[BEGIN Available data]

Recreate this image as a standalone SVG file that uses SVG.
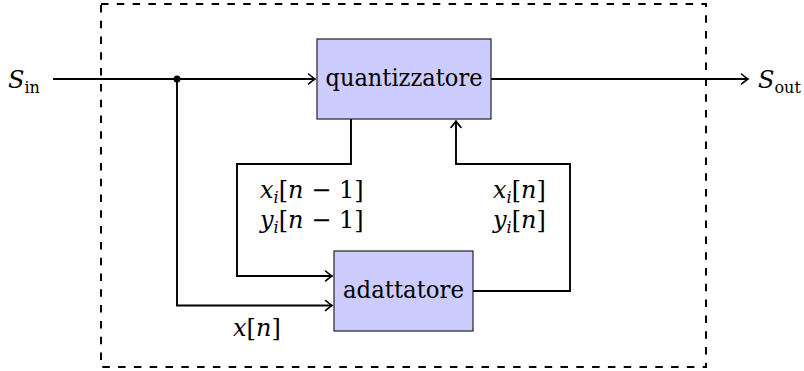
<svg xmlns="http://www.w3.org/2000/svg" width="804" height="371" viewBox="0 0 804 371">
  <style>
    .wire { fill: none; stroke: #000; stroke-width: 1.9; }
    .frame { fill: none; stroke: #000; stroke-width: 2; stroke-dasharray: 7.5 8.3; }
    .block { fill: #ccccff; stroke: #222; stroke-width: 1.2; }
    .lbl { font-family: 'DejaVu Serif', 'Liberation Serif', 'Times New Roman', serif; font-size: 24px; fill: #000; }
    .m { font-style: italic; }
    .sub { font-size: 16px; }
  </style>
  <defs>
    <marker id="to" viewBox="-8 -6 10 12" refX="0" refY="0" markerWidth="10" markerHeight="12" markerUnits="userSpaceOnUse" orient="auto">
      <path d="M-6.5,-5 Q-2,-1.2 0,0 Q-2,1.2 -6.5,5" fill="none" stroke="#000" stroke-width="1.6" stroke-linecap="round"/>
    </marker>
  </defs>

  <!-- dashed system boundary -->
  <rect x="101" y="4" width="605" height="363" class="frame"/>

  <g id="connectors">
    <path class="wire" d="M53,79 H315" marker-end="url(#to)"/>
    <path class="wire" d="M491,79 H748" marker-end="url(#to)"/>
    <path class="wire" d="M177,79 V305.5 H332" marker-end="url(#to)"/>
    <path class="wire" d="M351,119 V164 H237 V276 H332" marker-end="url(#to)"/>
    <path class="wire" d="M473,291 H570 V164 H456 V121" marker-end="url(#to)"/>
    <circle cx="177" cy="79" r="3.5" fill="#000"/>
  </g>

  <g id="quantizzatore">
    <rect class="block" x="317" y="39" width="174" height="80"/>
    <text class="lbl" x="404" y="86" text-anchor="middle" textLength="157" lengthAdjust="spacingAndGlyphs">quantizzatore</text>
  </g>

  <g id="adattatore">
    <rect class="block" x="334" y="251" width="139" height="80"/>
    <text class="lbl" x="403.5" y="298" text-anchor="middle" textLength="121" lengthAdjust="spacingAndGlyphs">adattatore</text>
  </g>

  <g id="labels">
    <text class="lbl" x="8" y="88"><tspan class="m">S</tspan><tspan class="sub" dy="5">in</tspan></text>
    <text class="lbl" x="758" y="88"><tspan class="m">S</tspan><tspan class="sub" dy="5">out</tspan></text>
    <text class="lbl" x="260" y="198"><tspan class="m">x</tspan><tspan class="sub m" dy="5">i</tspan><tspan dy="-5">[</tspan><tspan class="m">n</tspan> − 1]</text>
    <text class="lbl" x="260" y="228"><tspan class="m">y</tspan><tspan class="sub m" dy="5">i</tspan><tspan dy="-5">[</tspan><tspan class="m">n</tspan> − 1]</text>
    <text class="lbl" x="493" y="198"><tspan class="m">x</tspan><tspan class="sub m" dy="5">i</tspan><tspan dy="-5">[</tspan><tspan class="m">n</tspan>]</text>
    <text class="lbl" x="493" y="228"><tspan class="m">y</tspan><tspan class="sub m" dy="5">i</tspan><tspan dy="-5">[</tspan><tspan class="m">n</tspan>]</text>
    <text class="lbl" x="233" y="336"><tspan class="m">x</tspan>[<tspan class="m">n</tspan>]</text>
  </g>
</svg>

[END Available data]

Objective:
Omitting all images, print the listing exactly.

Solution for this problem:
Recreate this image as a standalone SVG file that uses SVG.
<svg xmlns="http://www.w3.org/2000/svg" width="804" height="371" viewBox="0 0 804 371">
  <style>
    .wire { fill: none; stroke: #000; stroke-width: 1.9; }
    .frame { fill: none; stroke: #000; stroke-width: 2; stroke-dasharray: 7.5 8.3; }
    .block { fill: #ccccff; stroke: #222; stroke-width: 1.2; }
    .lbl { font-family: 'DejaVu Serif', 'Liberation Serif', 'Times New Roman', serif; font-size: 24px; fill: #000; }
    .m { font-style: italic; }
    .sub { font-size: 16px; }
  </style>
  <defs>
    <marker id="to" viewBox="-8 -6 10 12" refX="0" refY="0" markerWidth="10" markerHeight="12" markerUnits="userSpaceOnUse" orient="auto">
      <path d="M-6.5,-5 Q-2,-1.2 0,0 Q-2,1.2 -6.5,5" fill="none" stroke="#000" stroke-width="1.6" stroke-linecap="round"/>
    </marker>
  </defs>

  <!-- dashed system boundary -->
  <rect x="101" y="4" width="605" height="363" class="frame"/>

  <g id="connectors">
    <path class="wire" d="M53,79 H315" marker-end="url(#to)"/>
    <path class="wire" d="M491,79 H748" marker-end="url(#to)"/>
    <path class="wire" d="M177,79 V305.5 H332" marker-end="url(#to)"/>
    <path class="wire" d="M351,119 V164 H237 V276 H332" marker-end="url(#to)"/>
    <path class="wire" d="M473,291 H570 V164 H456 V121" marker-end="url(#to)"/>
    <circle cx="177" cy="79" r="3.5" fill="#000"/>
  </g>

  <g id="quantizzatore">
    <rect class="block" x="317" y="39" width="174" height="80"/>
    <text class="lbl" x="404" y="86" text-anchor="middle" textLength="157" lengthAdjust="spacingAndGlyphs">quantizzatore</text>
  </g>

  <g id="adattatore">
    <rect class="block" x="334" y="251" width="139" height="80"/>
    <text class="lbl" x="403.5" y="298" text-anchor="middle" textLength="121" lengthAdjust="spacingAndGlyphs">adattatore</text>
  </g>

  <g id="labels">
    <text class="lbl" x="8" y="88"><tspan class="m">S</tspan><tspan class="sub" dy="5">in</tspan></text>
    <text class="lbl" x="758" y="88"><tspan class="m">S</tspan><tspan class="sub" dy="5">out</tspan></text>
    <text class="lbl" x="260" y="198"><tspan class="m">x</tspan><tspan class="sub m" dy="5">i</tspan><tspan dy="-5">[</tspan><tspan class="m">n</tspan> − 1]</text>
    <text class="lbl" x="260" y="228"><tspan class="m">y</tspan><tspan class="sub m" dy="5">i</tspan><tspan dy="-5">[</tspan><tspan class="m">n</tspan> − 1]</text>
    <text class="lbl" x="493" y="198"><tspan class="m">x</tspan><tspan class="sub m" dy="5">i</tspan><tspan dy="-5">[</tspan><tspan class="m">n</tspan>]</text>
    <text class="lbl" x="493" y="228"><tspan class="m">y</tspan><tspan class="sub m" dy="5">i</tspan><tspan dy="-5">[</tspan><tspan class="m">n</tspan>]</text>
    <text class="lbl" x="233" y="336"><tspan class="m">x</tspan>[<tspan class="m">n</tspan>]</text>
  </g>
</svg>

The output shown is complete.